The DMD system achieves faster image generation by training a new network to minimize the distribution divergence between its generated images and those from the training dataset used by traditional diffusion models. Yin explains, “Our key insight is to approximate gradients that guide the improvement of the new model using two diffusion models.”
DMD’s Performance and Potential
When tested against standard methods, DMD showed consistent performance, achieving state-of-the-art one-step generation performance. Moreover, it even outperformed more complex models on popular benchmarks of generating images based on specific classes on ImageNet. Despite showing a slight quality gap when handling trickier text-to-image applications, DMD has demonstrated significant potential for future enhancement.

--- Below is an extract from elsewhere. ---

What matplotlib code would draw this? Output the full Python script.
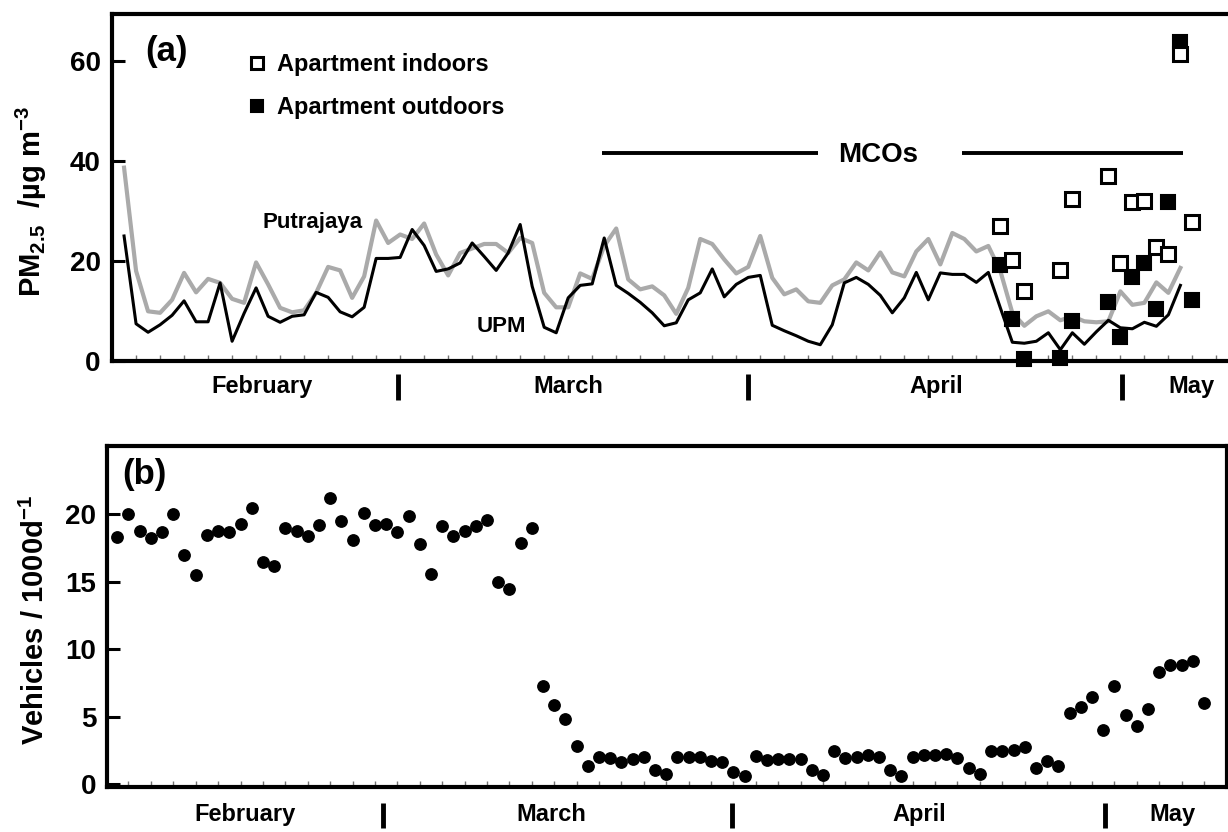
import matplotlib
matplotlib.use("Agg")
import matplotlib.pyplot as plt
import numpy as np

plt.rcParams['font.family'] = ['Liberation Sans', 'DejaVu Sans']
plt.rcParams['font.weight'] = 'bold'
plt.rcParams['mathtext.fontset'] = 'custom'
plt.rcParams['mathtext.rm'] = 'Liberation Sans:bold'
plt.rcParams['mathtext.it'] = 'Liberation Sans:bold'
plt.rcParams['mathtext.bf'] = 'Liberation Sans:bold'
plt.rcParams['mathtext.default'] = 'rm'

# ---- panel (a): daily PM2.5, day index 0 = first day shown ----
upm = [25.0, 7.4, 5.7, 7.2, 9.1, 12.0, 7.8, 7.8, 15.6, 3.9,
       9.5, 14.6, 8.9, 7.7, 8.9, 9.2, 13.7, 12.7, 9.8, 8.8,
       10.7, 20.5, 20.5, 20.7, 26.3, 23.1, 17.9, 18.4, 19.6, 23.6,
       20.9, 18.1, 21.6, 27.3, 14.9, 6.7, 5.6, 12.6, 15.1, 15.4,
       24.6, 15.1, 13.5, 11.7, 9.6, 7.0, 7.6, 12.2, 13.6, 18.4,
       12.8, 15.3, 16.7, 17.1, 7.1, 6.0, 5.0, 3.9, 3.2, 7.2,
       15.6, 16.7, 15.3, 13.1, 9.6, 12.6, 17.7, 12.2, 17.6, 17.3,
       17.3, 15.7, 17.7, 10.6, 3.7, 3.5, 3.9, 5.6, 2.2, 5.6,
       3.3, 5.8, 8.1, 6.6, 6.4, 7.7, 6.9, 9.2, 15.1]
putrajaya = [38.7, 18.0, 9.9, 9.6, 12.2, 17.6, 13.7, 16.4, 15.6, 12.4,
             11.6, 19.7, 15.3, 10.6, 9.7, 10.1, 13.6, 18.8, 18.1, 12.6,
             16.9, 28.1, 23.6, 25.3, 24.4, 27.5, 21.3, 17.1, 21.6, 22.5,
             23.4, 23.4, 21.6, 24.6, 23.6, 13.6, 10.7, 10.7, 17.5, 16.4,
             23.0, 26.5, 16.3, 14.3, 14.9, 13.1, 9.4, 14.6, 24.4, 23.4,
             20.3, 17.5, 18.8, 25.0, 16.6, 13.3, 14.3, 11.9, 11.6, 15.1,
             16.3, 19.7, 18.1, 21.7, 17.7, 16.9, 21.9, 24.4, 19.3, 25.6,
             24.4, 21.9, 23.0, 18.0, 9.6, 7.0, 8.9, 9.9, 8.1, 8.9,
             7.9, 7.7, 7.9, 13.9, 11.2, 11.6, 15.7, 13.6, 18.6]
apt_days = [73, 74, 75, 78, 79, 82, 83, 84, 85, 86, 87, 88, 89]
apt_indoor = [27.1, 20.2, 13.9, 18.2, 32.4, 37.0, 19.5, 31.8, 32.0, 22.7, 21.3, 61.4, 27.8]
apt_outdoor = [19.1, 8.4, 0.3, 0.5, 7.9, 11.8, 4.8, 16.7, 19.6, 10.4, 31.8, 63.9, 12.2]

months = ['February', 'March', 'April', 'May']
month_mid_a = [11.5, 37.0, 67.7, 88.9]
month_sep_a = [22.8, 52.0, 83.1]
mco_a = (39.8, 88.25)

# ---- panel (b): daily vehicle counts ----
vehicles = [18.3, 20.0, 18.8, 18.25, 18.7, 20.0, 17.0, 15.5, 18.5, 18.8,
            18.7, 19.3, 20.5, 16.5, 16.2, 19.0, 18.8, 18.4, 19.2, 21.2,
            19.5, 18.1, 20.1, 19.2, 19.3, 18.7, 19.9, 17.8, 15.6, 19.1,
            18.4, 18.8, 19.1, 19.6, 15.0, 14.5, 17.9, 19.0, 7.3, 5.85,
            4.8, 2.8, 1.33, 2.05, 1.95, 1.65, 1.9, 2.0, 1.08, 0.77,
            2.05, 2.0, 2.0, 1.75, 1.63, 0.9, 0.6, 2.07, 1.8, 1.85,
            1.9, 1.85, 1.08, 0.67, 2.44, 1.95, 2.0, 2.15, 2.05, 1.04,
            0.62, 2.05, 2.15, 2.2, 2.25, 1.95, 1.18, 0.77, 2.5, 2.5,
            2.55, 2.77, 1.2, 1.75, 1.38, 5.3, 5.7, 6.5, 4.0, 7.3,
            5.16, 4.35, 5.55, 8.35, 8.8, 8.85, 9.1, 6.05]
month_mid_b = [11.4, 38.7, 71.6, 94.2]
month_sep_b = [23.7, 54.9, 88.2]

W, H = 1228, 832
fig = plt.figure(figsize=(W / 100, H / 100), dpi=100)

def px_axes(l, t, r, b):
    return fig.add_axes([l / W, 1 - b / H, (r - l) / W, (b - t) / H])

ax1 = px_axes(111.7, 14, 1232, 360.7)
ax2 = px_axes(107.3, 446, 1226.7, 786.7)

for ax in (ax1, ax2):
    for s in ax.spines.values():
        s.set_linewidth(3)
    ax.tick_params(axis='y', direction='in', length=9.5, width=2.2,
                   labelsize=20, pad=8)
    ax.tick_params(axis='x', which='minor', direction='in', length=4,
                   width=1, color='0.45')
    ax.tick_params(axis='x', which='major', length=0)
    ax.set_xticks([])

# panel (a)
days = np.arange(len(upm))
ax1.plot(days, putrajaya, color='#aaaaaa', lw=3.0, zorder=2)
ax1.plot(days, upm, color='black', lw=2.2, zorder=3)
h_out, = ax1.plot(apt_days, apt_outdoor, ls='none', marker='s', ms=10.5,
                  mfc='black', mec='black', mew=1.5, zorder=4, clip_on=False)
h_in, = ax1.plot(apt_days, apt_indoor, ls='none', marker='s', ms=10.5,
                 mfc='white', mec='black', mew=2.2, zorder=5, clip_on=False)
ax1.set_xlim(-1.03, 92.3)
ax1.set_ylim(0, 69.5)
ax1.set_yticks([0, 20, 40, 60])
ax1.set_xticks(np.arange(1, 92, 2), minor=True)
ax1.spines['right'].set_visible(False)
ax1.set_ylabel('PM$_{2.5}$  /µg m$^{-3}$', fontsize=21, fontweight='bold')
ax1.yaxis.set_label_coords(-0.056, 0.46)

ax1.legend([h_in, h_out], ['Apartment indoors', 'Apartment outdoors'],
           loc='upper left', bbox_to_anchor=(0.11, 0.922), frameon=False,
           fontsize=17, handlelength=0.9, handletextpad=0.4,
           labelspacing=0.85, borderpad=0, markerscale=0.85)

ax1.text(0.030, 0.893, '(a)', transform=ax1.transAxes, fontsize=25,
         fontweight='bold', va='center', ha='left')
ax1.text(15.7, 27.8, 'Putrajaya', fontsize=16, fontweight='bold',
         ha='center', va='center')
ax1.text(31.4, 6.8, 'UPM', fontsize=16, fontweight='bold',
         ha='center', va='center')
ax1.hlines(41.7, mco_a[0], 57.8, color='black', lw=2.8)
ax1.hlines(41.7, 69.8, mco_a[1], color='black', lw=2.8)
ax1.text(62.8, 41.3, 'MCOs', fontsize=20, fontweight='bold',
         ha='center', va='center')

# panel (b)
idx = np.arange(len(vehicles))
ax2.plot(idx, vehicles, ls='none', marker='o', ms=8.2, color='black',
         zorder=3, clip_on=False)
ax2.set_xlim(-0.89, 99.03)
ax2.set_ylim(-0.18, 25.06)
ax2.set_yticks([0, 5, 10, 15, 20])
ax2.set_xticks(np.arange(1, 99, 2), minor=True)
ax2.set_ylabel('Vehicles / 1000d$^{-1}$', fontsize=21, fontweight='bold')
ax2.yaxis.set_label_coords(-0.051, 0.49)
ax2.text(0.013, 0.915, '(b)', transform=ax2.transAxes, fontsize=25,
         fontweight='bold', va='center', ha='left')

# month labels and separators under each panel
for ax, mids, seps, ylab, ysep in ((ax1, month_mid_a, month_sep_a, -0.073, (-0.038, -0.113)),
                                   (ax2, month_mid_b, month_sep_b, -0.083, (-0.048, -0.121))):
    tr = ax.get_xaxis_transform()
    for m, x in zip(months, mids):
        ax.text(x, ylab, m, transform=tr, fontsize=17, fontweight='bold',
                ha='center', va='center')
    for x in seps:
        ax.plot([x, x], ysep, transform=tr, color='black', lw=3.5,
                clip_on=False, solid_capstyle='butt')

fig.savefig('out.png', dpi=100)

The performance of the DMD-generated images is intrinsically linked to the capabilities of the teacher model used during the distillation process. As such, DMD-generated images could be further enhanced by more advanced teacher models.
Fredo Durand, an MIT professor and a lead author on the paper, shares, “We are very excited to finally enable single-step image generation, which will dramatically reduce compute costs and accelerate the process.”
Implications for the Future
This breakthrough in AI image generation is not just about speed and quality. More importantly, it could potentially enhance design tools, facilitate quicker content creation, and support advancements in areas like drug discovery and 3D modeling, where speed and efficacy are paramount.
Alexei Efros, a professor at the University of California at Berkeley who was not involved in the study, predicts, “I expect this work to open up fantastic possibilities for high-quality real-time visual editing.”
In the ever-evolving landscape of AI, such advancements in image generation techniques are both groundbreaking and exciting. As we continue to push the boundaries of what AI can do, we move closer to a future where AI’s artistic capabilities match, and perhaps even surpass, those of humans.